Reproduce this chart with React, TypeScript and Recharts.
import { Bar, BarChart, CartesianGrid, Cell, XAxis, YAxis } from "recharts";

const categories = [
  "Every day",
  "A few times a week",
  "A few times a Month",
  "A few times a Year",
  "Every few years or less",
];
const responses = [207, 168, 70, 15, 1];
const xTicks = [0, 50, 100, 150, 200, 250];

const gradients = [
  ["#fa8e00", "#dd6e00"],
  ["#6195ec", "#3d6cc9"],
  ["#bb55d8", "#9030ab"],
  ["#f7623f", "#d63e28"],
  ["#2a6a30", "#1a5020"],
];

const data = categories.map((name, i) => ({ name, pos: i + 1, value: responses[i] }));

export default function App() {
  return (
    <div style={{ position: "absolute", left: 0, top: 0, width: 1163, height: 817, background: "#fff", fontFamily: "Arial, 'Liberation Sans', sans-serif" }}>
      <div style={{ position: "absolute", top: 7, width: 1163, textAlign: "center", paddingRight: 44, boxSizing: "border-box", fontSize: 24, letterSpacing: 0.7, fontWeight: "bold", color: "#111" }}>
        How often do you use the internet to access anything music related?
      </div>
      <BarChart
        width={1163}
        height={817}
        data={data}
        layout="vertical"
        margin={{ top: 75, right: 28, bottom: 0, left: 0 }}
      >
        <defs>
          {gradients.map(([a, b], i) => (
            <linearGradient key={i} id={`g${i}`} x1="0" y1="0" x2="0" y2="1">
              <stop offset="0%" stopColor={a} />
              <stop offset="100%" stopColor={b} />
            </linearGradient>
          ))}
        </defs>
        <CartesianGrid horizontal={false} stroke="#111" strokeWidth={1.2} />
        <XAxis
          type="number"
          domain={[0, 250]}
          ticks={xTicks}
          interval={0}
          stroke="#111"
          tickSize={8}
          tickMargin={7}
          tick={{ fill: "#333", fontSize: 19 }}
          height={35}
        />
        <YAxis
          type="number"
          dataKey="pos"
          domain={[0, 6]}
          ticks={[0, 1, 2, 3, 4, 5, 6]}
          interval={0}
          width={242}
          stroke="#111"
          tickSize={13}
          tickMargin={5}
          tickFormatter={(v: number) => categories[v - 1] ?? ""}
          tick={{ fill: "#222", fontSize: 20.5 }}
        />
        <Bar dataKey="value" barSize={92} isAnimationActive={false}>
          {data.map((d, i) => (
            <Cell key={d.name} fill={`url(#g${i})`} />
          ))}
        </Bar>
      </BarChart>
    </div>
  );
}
════════════════
## What needs to be done
Return exactly, please, the lines of the material from the first one down to and including the line where "Cell, XAxis, YAxis" appears.

## Written solution
Reproduce this chart with React, TypeScript and Recharts.
import { Bar, BarChart, CartesianGrid, Cell, XAxis, YAxis } from "recharts";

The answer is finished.